In looking for ways to move forward in a positive light, the company needs to ask for help from the victims, government and communities affected by the crisis. Those people should become part of the solution and involved in making the situation better and working toward resolving the issue for the future. Following suit, Chipotle made it clear to the public that it hired a consulting group to create a food-safety plan that focuses on avoiding contamination issues in the future.

Though its response to the recent crisis wasn’t perfect, Chipotle did not commit the most cardinal sin of crisis communication, which Lukaszewski identifies as silence. He mentions that there is no rational, logical or sensible explanation for why a company would fail to speak and act immediately, but typically if that approach is taken, it won’t end well.

Lukaszewski explains that once the company publicly promises that the issue will be permanently prevented to the best of its capabilities, the final step is for the company to quickly “pay the price” for its actions. To do this, he says that the company needs to go beyond community and victim expectations.
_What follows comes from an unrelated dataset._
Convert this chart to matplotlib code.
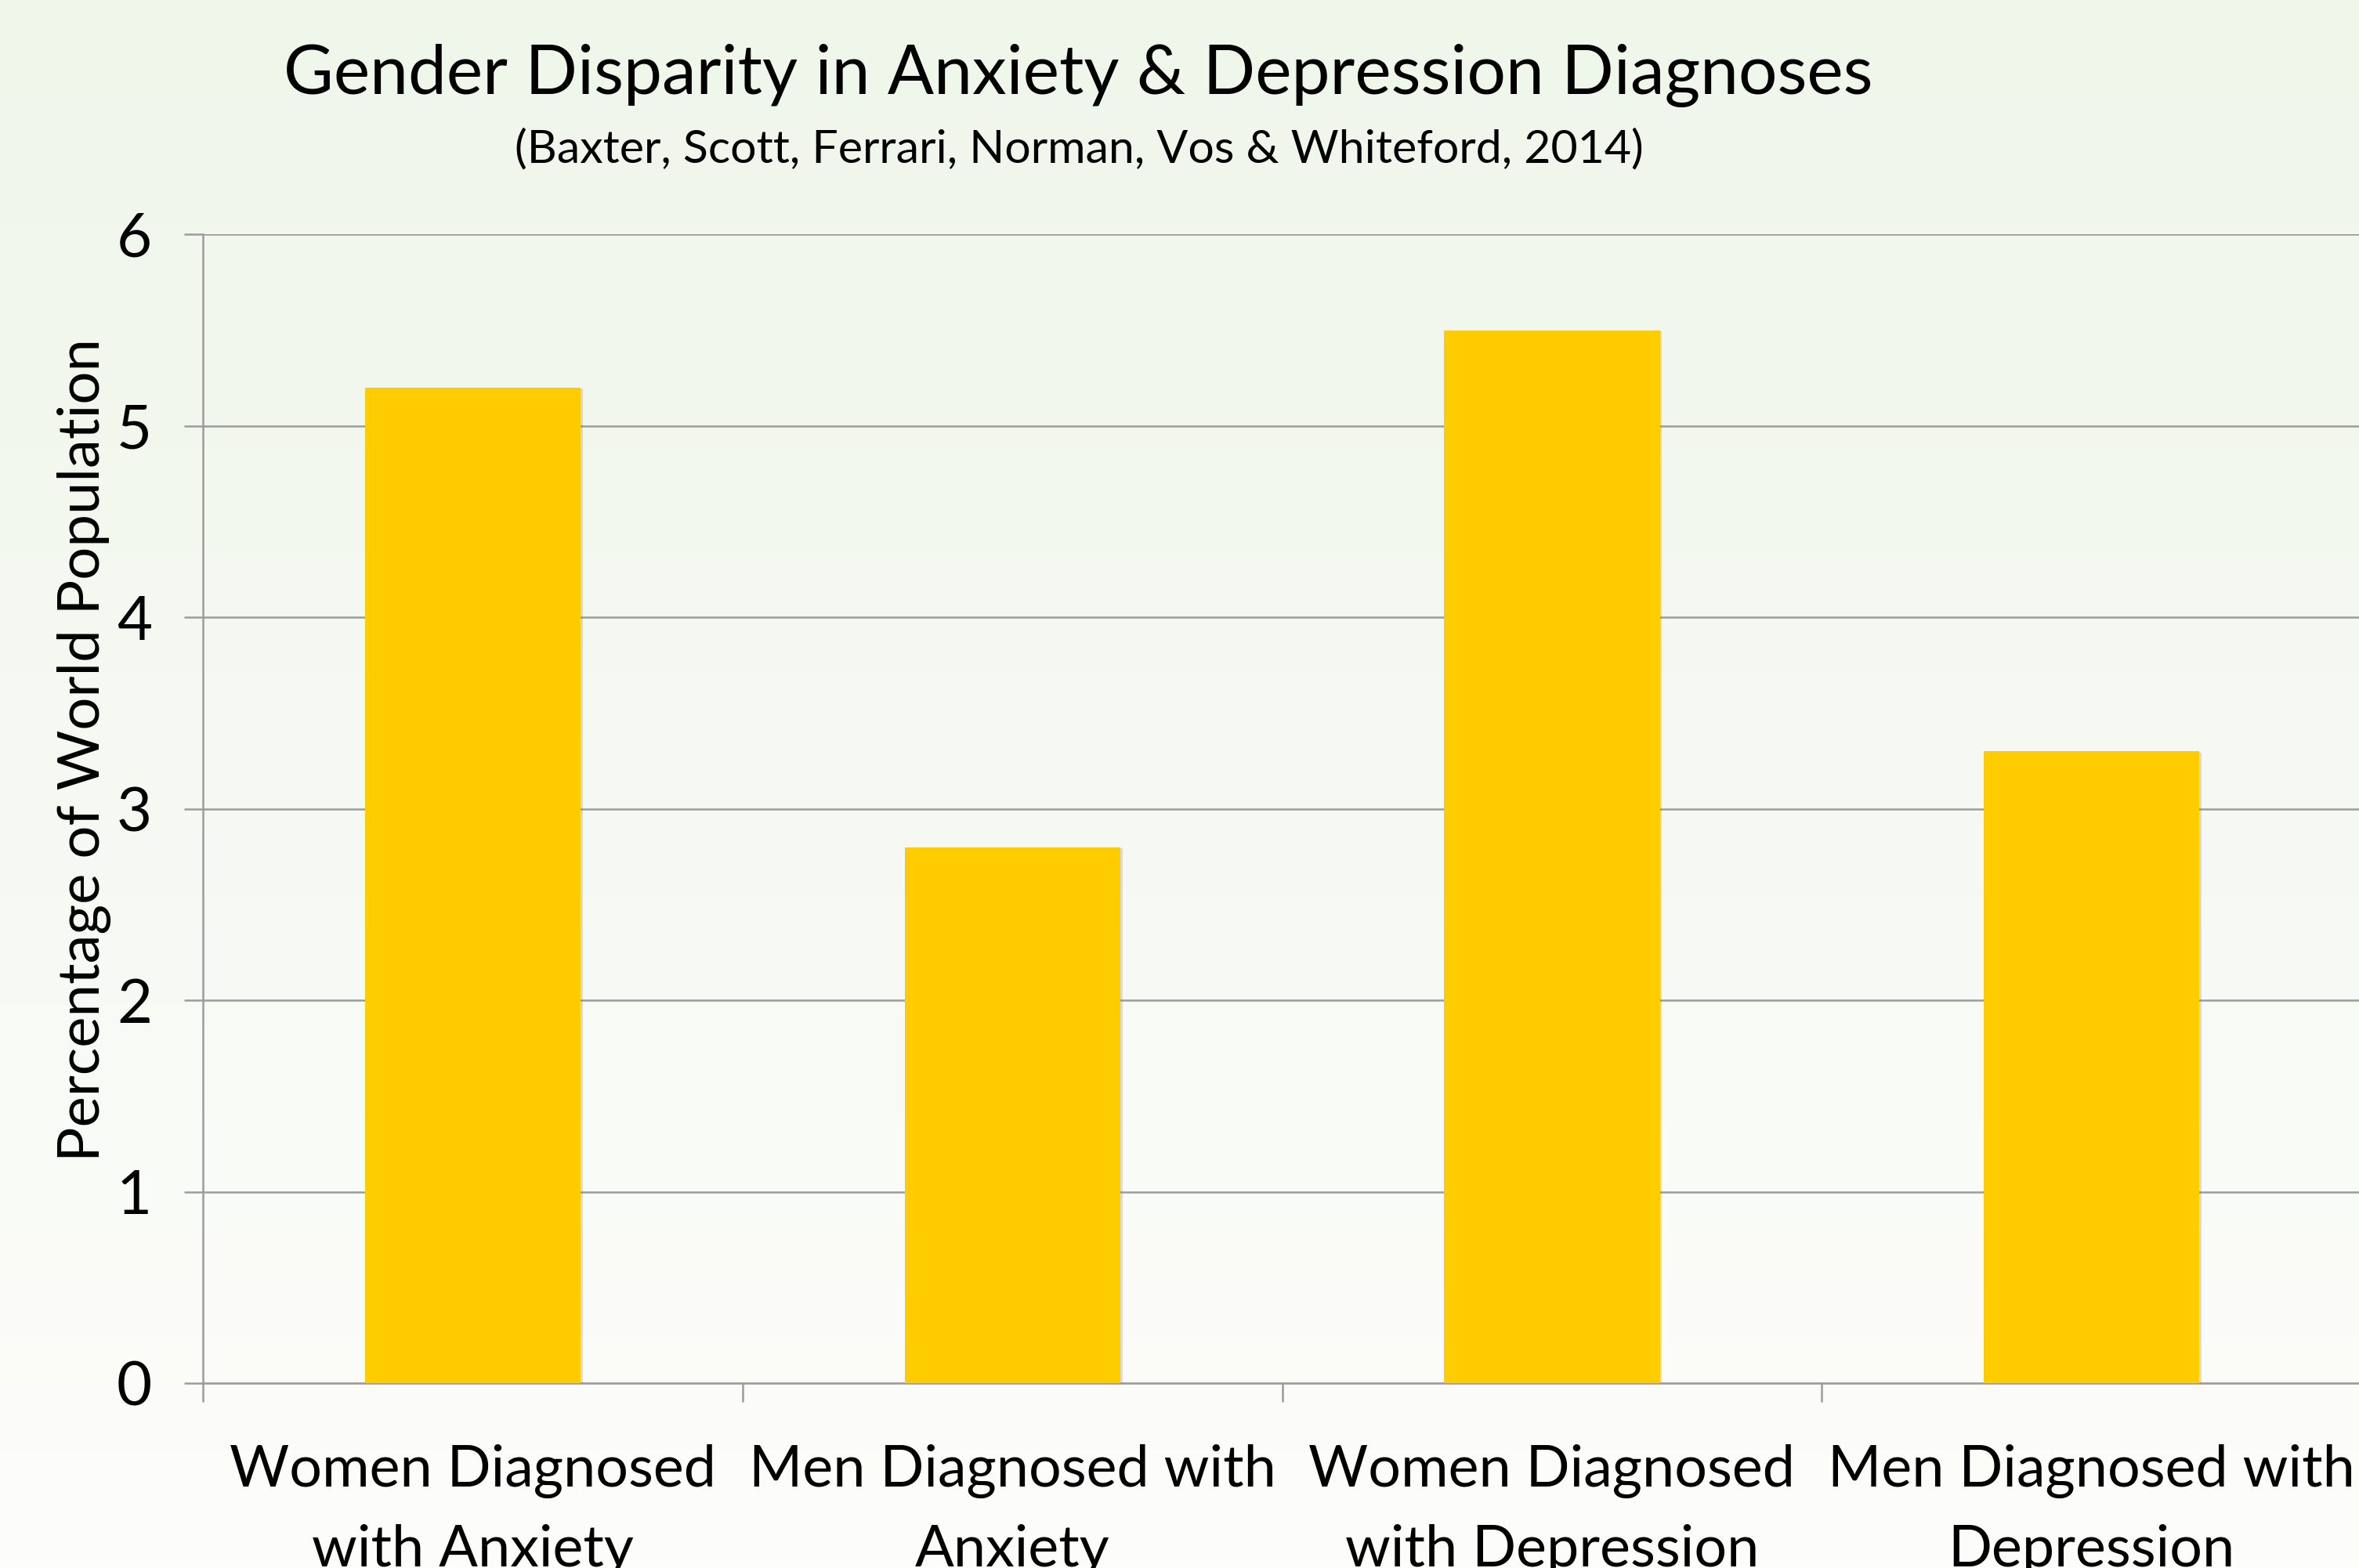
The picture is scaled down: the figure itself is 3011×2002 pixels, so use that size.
import numpy as np
import matplotlib
matplotlib.use("Agg")
import matplotlib.pyplot as plt
import matplotlib.patheffects as pe

plt.rcParams['font.family'] = ['Lato', 'DejaVu Sans']

# datos
categorias = ["Women Diagnosed\nwith Anxiety", "Men Diagnosed with\nAnxiety",
              "Women Diagnosed\nwith Depression", "Men Diagnosed with\nDepression"]
porcentajes = [5.2, 2.8, 5.5, 3.3]
yticks = [0, 1, 2, 3, 4, 5, 6]

titulo = "Gender Disparity in Anxiety & Depression Diagnoses"
subtitulo = "(Baxter, Scott, Ferrari, Norman, Vos & Whiteford, 2014)"
ylabel = "Percentage of World Population"

fig = plt.figure(figsize=(30.11, 20.02), dpi=100)

# fondo degradado verde claro -> blanco
bg = fig.add_axes([0, 0, 1, 1], zorder=-10)
grad = np.linspace(0, 1, 256)[:, None]
top = np.array([239, 246, 234]) / 255
bot = np.array([253, 253, 251]) / 255
img = top[None, None, :] * (1 - grad[:, :, None]) + bot[None, None, :] * grad[:, :, None]
bg.imshow(img, aspect='auto', extent=[0, 1, 0, 1])
bg.axis('off')

gris = '#9c9c9c'
ax = fig.add_axes([0.0861, 0.1179, 0.9149, 0.7325])
ax.patch.set_alpha(0)

x = np.arange(len(categorias))
barras = ax.bar(x, porcentajes, width=0.4, color='#ffcc00', zorder=3)
for b in barras:
    b.set_path_effects([pe.SimplePatchShadow(offset=(2, -1), shadow_rgbFace='gray', alpha=0.25), pe.Normal()])

ax.set_xlim(-0.5, len(categorias) - 0.5)
ax.set_ylim(0, 6)
ax.set_yticks(yticks)
ax.yaxis.grid(True, color=gris, linewidth=1.8, zorder=0)
ax.set_axisbelow(True)

for s in ['top', 'right']:
    ax.spines[s].set_visible(False)
for s in ['left', 'bottom']:
    ax.spines[s].set_color(gris)
    ax.spines[s].set_linewidth(1.8)

ax.tick_params(axis='y', length=17, width=1.8, color=gris, labelsize=56, pad=30)
ax.set_xticks(x)
ax.set_xticklabels([])
ax.tick_params(axis='x', which='major', length=0)
ax.set_xticks(np.arange(-0.5, len(categorias), 1.0), minor=True)
ax.tick_params(axis='x', which='minor', length=17, width=1.8, color=gris)

for xi, lab in zip(x, categorias):
    ax.text(xi, -0.32, lab, ha='center', va='top', fontsize=53, linespacing=1.6)

fig.text(0.0357, 0.5216, ylabel, rotation=90, ha='center', va='center', fontsize=53.5)
fig.text(0.457, 0.952, titulo, ha='center', va='center', fontsize=63)
fig.text(0.4576, 0.905, subtitulo, ha='center', va='center', fontsize=42.5)

fig.savefig("out.png", dpi=100)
In Chipotle’s case, the brand held a free burrito day, buy one get one free deals and other giveaways after the E. coli breakout, but the company is still feeling the aftermath almost a year later with sales and earnings both suffering.

However, in an effort to earn back the trust of its customers, Chipotle launched its “Ingredients Reign” campaign, putting the focus back on what customers loved about the brand in the first place: its locally sourced ingredients. And, according to AdWeek, it’s working – Chipotle chief creative and development officer Crumpacker said that research showed that “72 percent of people who saw the video saw increased trust for the brand.” 

While Chipotle has a long way to go in earning back the trust and dollars of its target demographic, adherence to the best practices of crisis communication go a long way with the general public. Regardless of how flawless the crisis response is, if the communication does not come quickly and follow the process, even the most perfect response will become a loss for the brand.